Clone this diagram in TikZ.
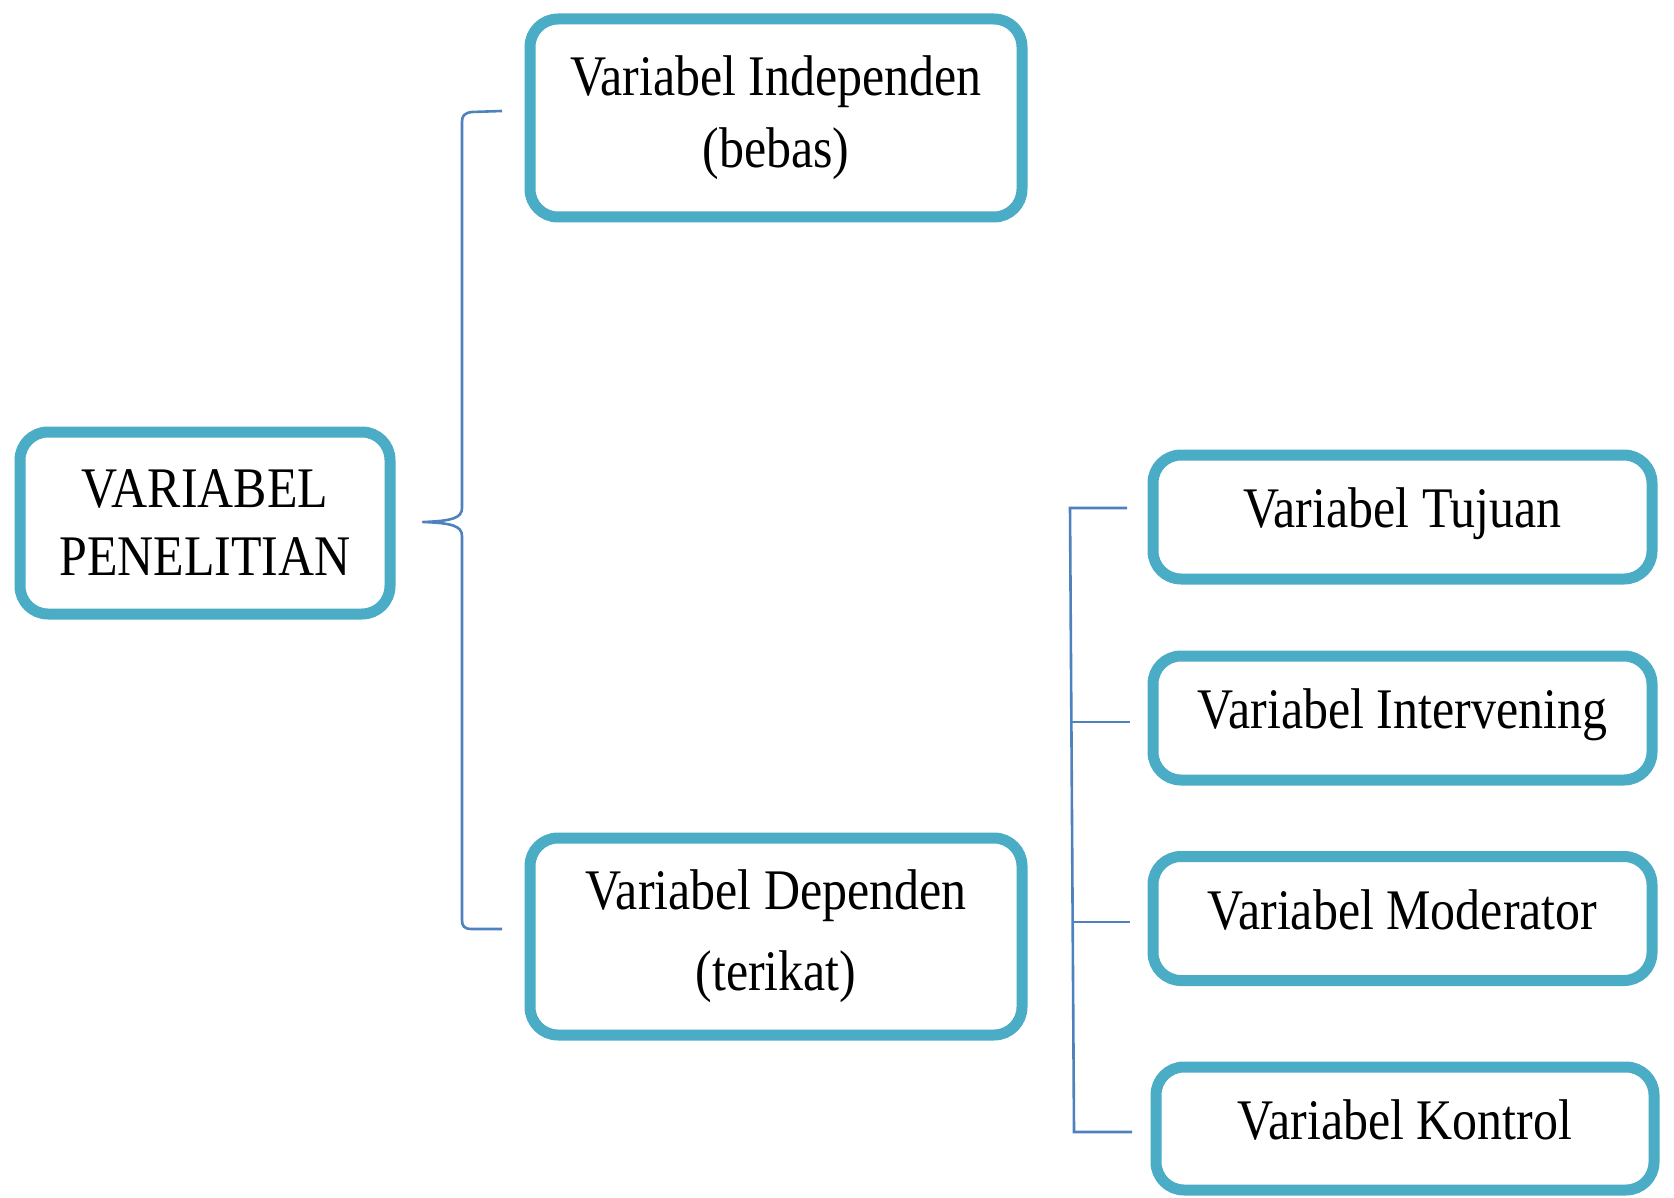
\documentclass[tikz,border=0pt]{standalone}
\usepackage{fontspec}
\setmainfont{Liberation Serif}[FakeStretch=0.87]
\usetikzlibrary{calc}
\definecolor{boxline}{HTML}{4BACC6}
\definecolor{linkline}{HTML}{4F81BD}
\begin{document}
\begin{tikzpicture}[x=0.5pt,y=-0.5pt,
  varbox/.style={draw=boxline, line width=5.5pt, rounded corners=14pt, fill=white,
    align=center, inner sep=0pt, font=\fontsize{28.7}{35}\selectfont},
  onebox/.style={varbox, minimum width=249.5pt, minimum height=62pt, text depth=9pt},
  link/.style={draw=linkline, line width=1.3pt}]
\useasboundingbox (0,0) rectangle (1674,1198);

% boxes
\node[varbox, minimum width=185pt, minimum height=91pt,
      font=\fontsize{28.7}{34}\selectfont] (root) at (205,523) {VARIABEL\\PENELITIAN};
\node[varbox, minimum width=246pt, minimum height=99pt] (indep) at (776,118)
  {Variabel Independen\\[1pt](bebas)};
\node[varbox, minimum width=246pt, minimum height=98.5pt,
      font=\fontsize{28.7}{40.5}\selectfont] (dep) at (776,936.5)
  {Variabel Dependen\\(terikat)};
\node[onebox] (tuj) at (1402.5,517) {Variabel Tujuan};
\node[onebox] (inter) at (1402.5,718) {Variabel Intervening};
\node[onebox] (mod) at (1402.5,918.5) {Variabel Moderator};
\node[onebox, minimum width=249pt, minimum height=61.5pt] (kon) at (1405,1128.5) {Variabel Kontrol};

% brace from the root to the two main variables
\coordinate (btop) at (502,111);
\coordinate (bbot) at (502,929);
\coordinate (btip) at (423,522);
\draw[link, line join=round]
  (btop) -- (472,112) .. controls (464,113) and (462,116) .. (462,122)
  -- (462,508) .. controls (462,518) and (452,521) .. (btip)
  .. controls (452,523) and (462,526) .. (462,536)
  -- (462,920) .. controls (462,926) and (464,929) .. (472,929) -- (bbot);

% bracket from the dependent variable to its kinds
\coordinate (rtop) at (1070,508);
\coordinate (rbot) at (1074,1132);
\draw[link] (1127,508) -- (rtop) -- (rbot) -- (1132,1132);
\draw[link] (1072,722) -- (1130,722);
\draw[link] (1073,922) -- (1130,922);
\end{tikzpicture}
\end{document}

● ● ● ● ●

**EXERCISE:** Set down the material exactly, every line of it, except for the pictures.

**REPLY TO THE EXERCISE:**
Clone this diagram in TikZ.
\documentclass[tikz,border=0pt]{standalone}
\usepackage{fontspec}
\setmainfont{Liberation Serif}[FakeStretch=0.87]
\usetikzlibrary{calc}
\definecolor{boxline}{HTML}{4BACC6}
\definecolor{linkline}{HTML}{4F81BD}
\begin{document}
\begin{tikzpicture}[x=0.5pt,y=-0.5pt,
  varbox/.style={draw=boxline, line width=5.5pt, rounded corners=14pt, fill=white,
    align=center, inner sep=0pt, font=\fontsize{28.7}{35}\selectfont},
  onebox/.style={varbox, minimum width=249.5pt, minimum height=62pt, text depth=9pt},
  link/.style={draw=linkline, line width=1.3pt}]
\useasboundingbox (0,0) rectangle (1674,1198);

% boxes
\node[varbox, minimum width=185pt, minimum height=91pt,
      font=\fontsize{28.7}{34}\selectfont] (root) at (205,523) {VARIABEL\\PENELITIAN};
\node[varbox, minimum width=246pt, minimum height=99pt] (indep) at (776,118)
  {Variabel Independen\\[1pt](bebas)};
\node[varbox, minimum width=246pt, minimum height=98.5pt,
      font=\fontsize{28.7}{40.5}\selectfont] (dep) at (776,936.5)
  {Variabel Dependen\\(terikat)};
\node[onebox] (tuj) at (1402.5,517) {Variabel Tujuan};
\node[onebox] (inter) at (1402.5,718) {Variabel Intervening};
\node[onebox] (mod) at (1402.5,918.5) {Variabel Moderator};
\node[onebox, minimum width=249pt, minimum height=61.5pt] (kon) at (1405,1128.5) {Variabel Kontrol};

% brace from the root to the two main variables
\coordinate (btop) at (502,111);
\coordinate (bbot) at (502,929);
\coordinate (btip) at (423,522);
\draw[link, line join=round]
  (btop) -- (472,112) .. controls (464,113) and (462,116) .. (462,122)
  -- (462,508) .. controls (462,518) and (452,521) .. (btip)
  .. controls (452,523) and (462,526) .. (462,536)
  -- (462,920) .. controls (462,926) and (464,929) .. (472,929) -- (bbot);

% bracket from the dependent variable to its kinds
\coordinate (rtop) at (1070,508);
\coordinate (rbot) at (1074,1132);
\draw[link] (1127,508) -- (rtop) -- (rbot) -- (1132,1132);
\draw[link] (1072,722) -- (1130,722);
\draw[link] (1073,922) -- (1130,922);
\end{tikzpicture}
\end{document}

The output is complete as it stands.